**THE TASK**
Copy out the listing that follows, exactly, without its pictures.

**DATASET EXTRACT**
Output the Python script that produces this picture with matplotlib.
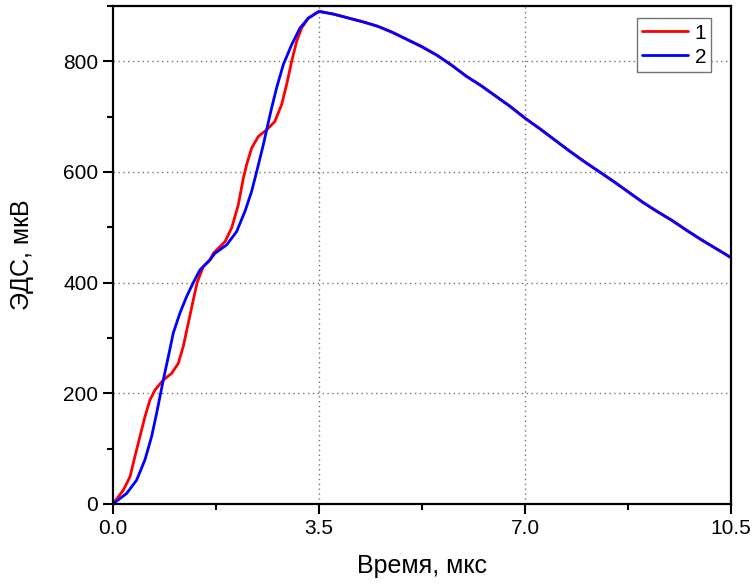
import numpy as np
import matplotlib
matplotlib.use("Agg")
import matplotlib.pyplot as plt
from matplotlib.ticker import MultipleLocator, FixedLocator

plt.rcParams.update({
    "font.family": ["Liberation Sans", "DejaVu Sans"],
    "font.size": 15,
})

# ---- data (time in us, EMF in uV) ----
t_rise1 = [0.0, 0.176, 0.289, 0.374, 0.459, 0.544, 0.629, 0.714, 0.855, 0.997,
           1.11, 1.195, 1.28, 1.365, 1.43, 1.535, 1.648, 1.705, 1.903, 2.017,
           2.13, 2.215, 2.27, 2.356, 2.469, 2.61, 2.75, 2.866, 2.95, 3.036,
           3.12, 3.206, 3.32, 3.5]
emf_rise1 = [0, 25, 49, 86, 122, 158, 188, 206, 224, 236,
             254, 285, 327, 369, 400, 429, 441, 453, 474, 499,
             541, 589, 613, 643, 664, 676, 691, 722, 758, 800,
             836, 860, 878, 890]

t_rise2 = [0.0, 0.232, 0.402, 0.544, 0.657, 0.742, 0.855, 0.94, 1.025, 1.138,
           1.252, 1.365, 1.478, 1.648, 1.733, 1.93, 2.10, 2.243, 2.356, 2.44,
           2.554, 2.61, 2.696, 2.78, 2.894, 3.036, 3.177, 3.32, 3.5]
emf_rise2 = [0, 19, 43, 80, 122, 164, 224, 266, 309, 345,
             375, 400, 423, 441, 453, 468, 492, 529, 565, 600,
             649, 676, 716, 752, 794, 830, 860, 878, 890]

t_decay = [3.5, 3.75, 4.0, 4.25, 4.5, 4.75, 5.0, 5.25, 5.5, 5.75, 6.0, 6.25,
           6.5, 6.75, 7.0, 7.25, 7.5, 7.75, 8.0, 8.25, 8.5, 8.75, 9.0, 9.25,
           9.5, 9.75, 10.0, 10.25, 10.5]
emf_decay = [890, 885, 878, 871, 863, 852, 839, 826, 811, 793, 773, 756,
             737, 718, 697, 678, 658, 638, 619, 601, 583, 564, 545, 528,
             512, 494, 477, 461, 445]

series = [("1", t_rise1, emf_rise1, "#ff0000"),
          ("2", t_rise2, emf_rise2, "#0000ff")]

fig = plt.figure(figsize=(7.53, 5.86), dpi=100)
ax = fig.add_axes([0.150, 0.140, 0.821, 0.850])

for label, t, e, color in series:
    tt = np.concatenate([t, t_decay[1:]])
    ee = np.concatenate([e, emf_decay[1:]])
    ax.plot(tt, ee, color=color, lw=2.0, label=label,
            solid_joinstyle="round", solid_capstyle="round")

ax.set_xlim(0, 10.5)
ax.set_ylim(0, 900)

ax.xaxis.set_major_locator(FixedLocator([0, 3.5, 7.0, 10.5]))
ax.xaxis.set_minor_locator(FixedLocator([1.75, 5.25, 8.75]))
ax.set_xticklabels(["0.0", "3.5", "7.0", "10.5"])
ax.yaxis.set_major_locator(MultipleLocator(200))
ax.yaxis.set_minor_locator(MultipleLocator(100))

ax.tick_params(which="major", direction="out", length=7, width=1.5, labelsize=15)
ax.tick_params(which="minor", direction="out", length=4, width=1.5)
for sp in ax.spines.values():
    sp.set_linewidth(1.6)

# dotted grid at inner major ticks only
for yv in [200, 400, 600, 800]:
    ax.axhline(yv, color="0.45", lw=1.0, ls=(0, (1, 2.5)), zorder=0)
for xv in [3.5, 7.0]:
    ax.axvline(xv, color="0.45", lw=1.0, ls=(0, (1, 2.5)), zorder=0)

ax.set_xlabel("Время, мкс", fontsize=18, labelpad=12)
ax.set_ylabel("ЭДС, мкВ", fontsize=18, labelpad=21)

leg = ax.legend(loc="upper right", bbox_to_anchor=(0.968, 0.975), fontsize=15,
                fancybox=False, framealpha=1, edgecolor="0.45",
                handlelength=2.2, handletextpad=0.3, borderpad=0.25,
                labelspacing=0.25, borderaxespad=0)
leg.get_frame().set_linewidth(1.0)

fig.savefig("out.png", dpi=100)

**ANSWER FOR THIS EXERCISE**
Output the Python script that produces this picture with matplotlib.
import numpy as np
import matplotlib
matplotlib.use("Agg")
import matplotlib.pyplot as plt
from matplotlib.ticker import MultipleLocator, FixedLocator

plt.rcParams.update({
    "font.family": ["Liberation Sans", "DejaVu Sans"],
    "font.size": 15,
})

# ---- data (time in us, EMF in uV) ----
t_rise1 = [0.0, 0.176, 0.289, 0.374, 0.459, 0.544, 0.629, 0.714, 0.855, 0.997,
           1.11, 1.195, 1.28, 1.365, 1.43, 1.535, 1.648, 1.705, 1.903, 2.017,
           2.13, 2.215, 2.27, 2.356, 2.469, 2.61, 2.75, 2.866, 2.95, 3.036,
           3.12, 3.206, 3.32, 3.5]
emf_rise1 = [0, 25, 49, 86, 122, 158, 188, 206, 224, 236,
             254, 285, 327, 369, 400, 429, 441, 453, 474, 499,
             541, 589, 613, 643, 664, 676, 691, 722, 758, 800,
             836, 860, 878, 890]

t_rise2 = [0.0, 0.232, 0.402, 0.544, 0.657, 0.742, 0.855, 0.94, 1.025, 1.138,
           1.252, 1.365, 1.478, 1.648, 1.733, 1.93, 2.10, 2.243, 2.356, 2.44,
           2.554, 2.61, 2.696, 2.78, 2.894, 3.036, 3.177, 3.32, 3.5]
emf_rise2 = [0, 19, 43, 80, 122, 164, 224, 266, 309, 345,
             375, 400, 423, 441, 453, 468, 492, 529, 565, 600,
             649, 676, 716, 752, 794, 830, 860, 878, 890]

t_decay = [3.5, 3.75, 4.0, 4.25, 4.5, 4.75, 5.0, 5.25, 5.5, 5.75, 6.0, 6.25,
           6.5, 6.75, 7.0, 7.25, 7.5, 7.75, 8.0, 8.25, 8.5, 8.75, 9.0, 9.25,
           9.5, 9.75, 10.0, 10.25, 10.5]
emf_decay = [890, 885, 878, 871, 863, 852, 839, 826, 811, 793, 773, 756,
             737, 718, 697, 678, 658, 638, 619, 601, 583, 564, 545, 528,
             512, 494, 477, 461, 445]

series = [("1", t_rise1, emf_rise1, "#ff0000"),
          ("2", t_rise2, emf_rise2, "#0000ff")]

fig = plt.figure(figsize=(7.53, 5.86), dpi=100)
ax = fig.add_axes([0.150, 0.140, 0.821, 0.850])

for label, t, e, color in series:
    tt = np.concatenate([t, t_decay[1:]])
    ee = np.concatenate([e, emf_decay[1:]])
    ax.plot(tt, ee, color=color, lw=2.0, label=label,
            solid_joinstyle="round", solid_capstyle="round")

ax.set_xlim(0, 10.5)
ax.set_ylim(0, 900)

ax.xaxis.set_major_locator(FixedLocator([0, 3.5, 7.0, 10.5]))
ax.xaxis.set_minor_locator(FixedLocator([1.75, 5.25, 8.75]))
ax.set_xticklabels(["0.0", "3.5", "7.0", "10.5"])
ax.yaxis.set_major_locator(MultipleLocator(200))
ax.yaxis.set_minor_locator(MultipleLocator(100))

ax.tick_params(which="major", direction="out", length=7, width=1.5, labelsize=15)
ax.tick_params(which="minor", direction="out", length=4, width=1.5)
for sp in ax.spines.values():
    sp.set_linewidth(1.6)

# dotted grid at inner major ticks only
for yv in [200, 400, 600, 800]:
    ax.axhline(yv, color="0.45", lw=1.0, ls=(0, (1, 2.5)), zorder=0)
for xv in [3.5, 7.0]:
    ax.axvline(xv, color="0.45", lw=1.0, ls=(0, (1, 2.5)), zorder=0)

ax.set_xlabel("Время, мкс", fontsize=18, labelpad=12)
ax.set_ylabel("ЭДС, мкВ", fontsize=18, labelpad=21)

leg = ax.legend(loc="upper right", bbox_to_anchor=(0.968, 0.975), fontsize=15,
                fancybox=False, framealpha=1, edgecolor="0.45",
                handlelength=2.2, handletextpad=0.3, borderpad=0.25,
                labelspacing=0.25, borderaxespad=0)
leg.get_frame().set_linewidth(1.0)

fig.savefig("out.png", dpi=100)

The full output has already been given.